Consider
the film’s opening scene, which lays out all of the film’s themes with uncommon
precision and subtlety: An aging widow walks into a bar to seek shelter from
the rain. The sound of Arabic music fills the soundtrack. Dominated by the line
of tables that stretches all the way to the foreground on her left and the door
frame above her, she appears small and isolated. In the following shot, we see
the patrons, all gathered at the other end of the counter, silently looking at
the new arrival with cold interest. Among them, four Arab men. Opposite axes,
opposite worlds. Emmi (an astounding Brigitte
Mira) is neither welcome nor rejected, just an unsolicited intruder
disrupting an ordered society.
After
the shapely young bartender explains her clientele’s taste in music – “They prefer the stuff from back home” – as
well as her choice of drinks, we see one of the Arab men, Ali (El Hedi Ben Salem, dubbed by Wolfgang Hess),
reject a white female patron’s offer to take him home – “Schwanz kaput” he explains in broken German. Jilted, the woman
changes the Raï music to a slow Bohemian folk song and playfully dares Ali to
dance with the old lady. Nonchalantly, he accepts. So far, the bar has been
diegetically divided into two spaces: Emmi’s table and the patrons at the
counter. Only in the subsequent shot, after Emmi accepts Ali’s proposal and
follows him to the dance floor, are these two spaces united by the camera’s synchronized
movement with the characters.
Through
diegetic music, sparse dialogue, still shots and composition choices that
emphasize vertical lines and thus static positions, Rainer Werner Fassbinder
subtly conveys the discomfort and sense of defamiliarization felt by many white
Europeans – particularly older folk – when faced with otherness in their surroundings.

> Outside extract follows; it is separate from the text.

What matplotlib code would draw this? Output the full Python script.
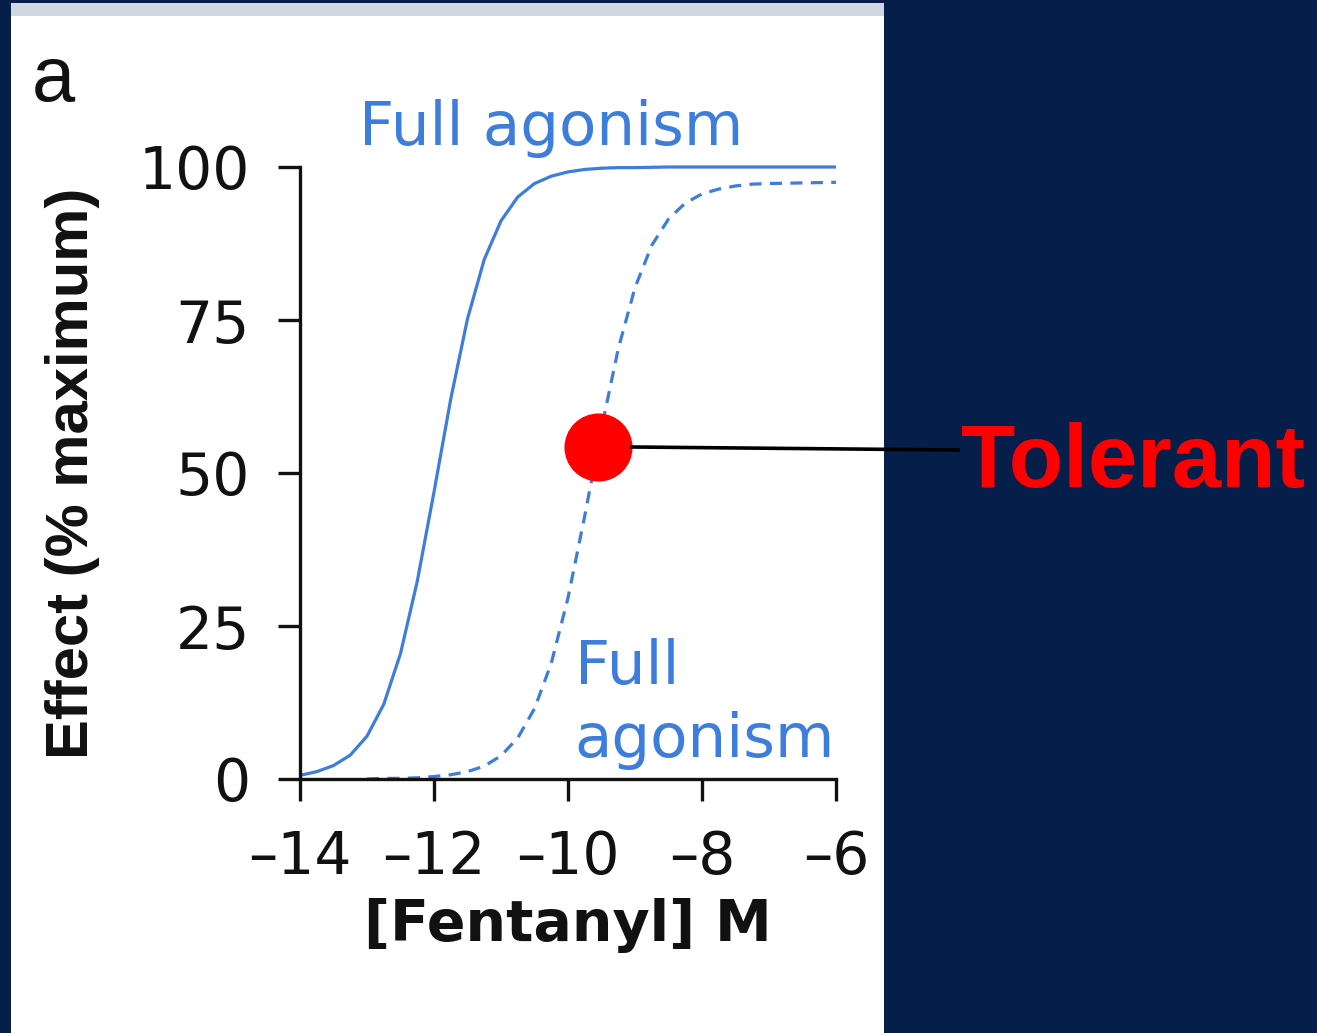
import matplotlib
matplotlib.use("Agg")
import matplotlib.pyplot as plt
from matplotlib.patches import Rectangle
from matplotlib.lines import Line2D

# Data (log10 molar concentration, % of maximum effect)
log_conc = [-14, -13.75, -13.5, -13.25, -13, -12.75, -12.5, -12.25, -12, -11.75, -11.5,
            -11.25, -11, -10.75, -10.5, -10.25, -10, -9.75, -9.5, -9.25, -9, -8.5, -8,
            -7.5, -7, -6.5, -6]
full_effect = [0.6, 1.2, 2.2, 3.9, 7.0, 12.2, 20.5, 32.3, 46.9, 62.1, 75.2,
               84.9, 91.2, 95.1, 97.3, 98.5, 99.2, 99.6, 99.8, 99.9, 99.9, 100, 100,
               100, 100, 100, 100]

log_conc_tol = [-13, -12.75, -12.5, -12.25, -12, -11.75, -11.5, -11.25, -11, -10.75, -10.5,
                -10.25, -10, -9.75, -9.5, -9.25, -9, -8.75, -8.5, -8.25, -8, -7.75, -7.5,
                -7.25, -7, -6.5, -6]
tol_effect = [0.0, 0.1, 0.1, 0.2, 0.4, 0.7, 1.2, 2.1, 3.8, 6.7, 11.5,
              18.9, 29.6, 43.0, 57.3, 70.3, 80.3, 87.2, 91.5, 94.1, 95.6, 96.4, 96.9,
              97.2, 97.3, 97.4, 97.5]

tolerant_point = (-9.55, 54.2)

xticks = [-14, -12, -10, -8, -6]
xticklabels = ["\u201314", "\u201312", "\u201310", "\u20138", "\u20136"]
yticks = [0, 25, 50, 75, 100]
yticklabels = ["0", "25", "50", "75", "100"]

NAVY = "#061f4a"
BLUE = "#3d7ddb"
INK = "#111111"

W, H = 1317, 1033
fig = plt.figure(figsize=(W / 100, H / 100), dpi=100)
fig.patch.set_facecolor(NAVY)

# white panel and grey band
fig.patches.append(Rectangle((11 / W, 0), (884 - 11) / W, 1 - 3 / H, transform=fig.transFigure,
                             facecolor="white", edgecolor="none", zorder=-2))
fig.patches.append(Rectangle((11 / W, 1 - 16 / H), (884 - 11) / W, 13 / H, transform=fig.transFigure,
                             facecolor="#d0d6e2", edgecolor="none", zorder=-1))

ax = fig.add_axes([300 / W, 1 - 779 / H, (836 - 300) / W, (779 - 167) / H])
ax.set_zorder(3)
ax.set_facecolor("none")
ax.set_xlim(-14, -6)
ax.set_ylim(0, 100)

ax.plot(log_conc, full_effect, color=BLUE, lw=2.3, clip_on=False, solid_capstyle="butt")
ax.plot(log_conc_tol, tol_effect, color=BLUE, lw=2.3, clip_on=False, linestyle=(0, (3.8, 2.6)))

for s in ["top", "right"]:
    ax.spines[s].set_visible(False)
for s in ["left", "bottom"]:
    ax.spines[s].set_linewidth(2.4)
    ax.spines[s].set_color(INK)

ax.set_xticks(xticks)
ax.set_xticklabels(xticklabels)
ax.set_yticks(yticks)
ax.set_yticklabels(yticklabels)
ax.tick_params(axis="both", direction="out", length=16, width=2.4, color=INK,
               labelsize=42, labelcolor=INK)
ax.tick_params(axis="x", pad=20)
ax.tick_params(axis="y", pad=20)
for lab in ax.get_xticklabels() + ax.get_yticklabels():
    lab.set_family("DejaVu Sans")

ax.set_xlabel("[Fentanyl] M", fontsize=41, fontweight="bold", family="DejaVu Sans",
              color=INK, va="top")
ax.xaxis.set_label_coords(0.5, (779 - 898) / 612)
ax.set_ylabel("Effect (% maximum)", fontsize=43, fontweight="bold", family="Liberation Sans",
              color=INK)
ax.yaxis.set_label_coords((100 - 300) / 536, 0.5)

ax.text(-13.12, 103.6, "Full agonism", fontsize=44, color=BLUE, family="DejaVu Sans",
        ha="left", va="baseline", clip_on=False)
ax.text(-9.9, 15.6, "Full", fontsize=44, color=BLUE, family="DejaVu Sans",
        ha="left", va="baseline", clip_on=False)
ax.text(-9.9, 3.6, "agonism", fontsize=44, color=BLUE, family="DejaVu Sans",
        ha="left", va="baseline", clip_on=False)

# tolerant point and connector
ax.plot([tolerant_point[0]], [tolerant_point[1]], "o", color="#ff0000", markersize=48,
        clip_on=False, zorder=5)
line = Line2D([632 / W, 958 / W], [1 - 447 / H, 1 - 450 / H], transform=fig.transFigure,
              color="black", lw=2.6, zorder=4)
fig.lines.append(line)

fig.text(961 / W, 1 - 487 / H, "Tolerant", fontsize=64, fontweight="bold", color="#ff0000",
         family="Liberation Sans", ha="left", va="baseline")

fig.text(53 / W, 1 - 101 / H, "a", fontsize=56, color=INK, family="Liberation Sans",
         ha="center", va="baseline")

fig.savefig("out.png", dpi=100, facecolor=fig.get_facecolor())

More importantly, his choices also put a different light on his characters’ words
and actions, which would appear fairly straightforward in mainstream films: Ali’s
rebuffed would-be lover’s act of provocation (replacing “his” music with “hers”, daring him to dance with the little
old lady) has a tinge of genuine curiosity that she herself may not fully
acknowledge; Ali and Emmi’s dance, during which they exchange personal information,
comes across both as romantic table-turning so much as an experience in
re-acquainting oneself with familiar customs – Emmi notes she hasn’t danced in
20 years – in strange and unfamiliar circumstances. Throughout the entire film,
these two individuals struggle, resist and negotiate with various groups over
their identities, habits and desires in an endless psychological maze that
separates, reunites and blocks them from each other depending upon
circumstances.
This
struggle is visualized through various scenarios in which Emmi’s relationship
with the much younger Arab man makes them the subject of racist comments from
her friends, neighbours and children, and others in which their relationship
finds itself challenged by their own feelings of alien-ness. But Fassbinder isn’t
content with merely illustrating the grade-school humanist platitude of
everybody being somebody’s stranger; he explores it in intimate detail that
belies initial impressions of broad strokes.
Like in his
previous theatrical film The Bitter Tears
Of Petra Von Kant, Fassbinder makes considerable use of deep-focus shots to
create meaning. Shots in which one or both of the main characters are isolated
by the décor, framing and positioning of other actors are legion, as are shots
in which all or part of the important actions are seen through an opening, a
filter or a reflecting surface. Even when the camera’s point of new is neither
subjective nor semi-subjective, our attention is drawn to both our own gaze and
those of the people we are watching. Consequently, we empathize even with those
whose words and actions make out to be either one-dimensional bigots or, in the
case of Ali, a seemingly patronizing “noble long-suffering immigrant”
stereotype.
That is
what makes Ali: Fear Eats The Soul so
miraculous: With purely visual means, it reveals complex human mechanisms behind
commonplace attitudes and aggressions that most movies would either treat as
self-evidently evil or dissect via thorough examinations of individual
characters. Through Ali and Emmi’s relationship, all the obstacles and
compromises people impose upon each other and themselves for the sake of
happiness are gradually unveiled to us. Racism is thus dissected to appear not
as the abstract evil that most of us would prefer to imagine, but more as a
frighteningly natural expression of the human instinct to feel safe and
validated by being part of a unit of similar people, whether they share the
same skin colour, the same ancestry or the same drinking establishment.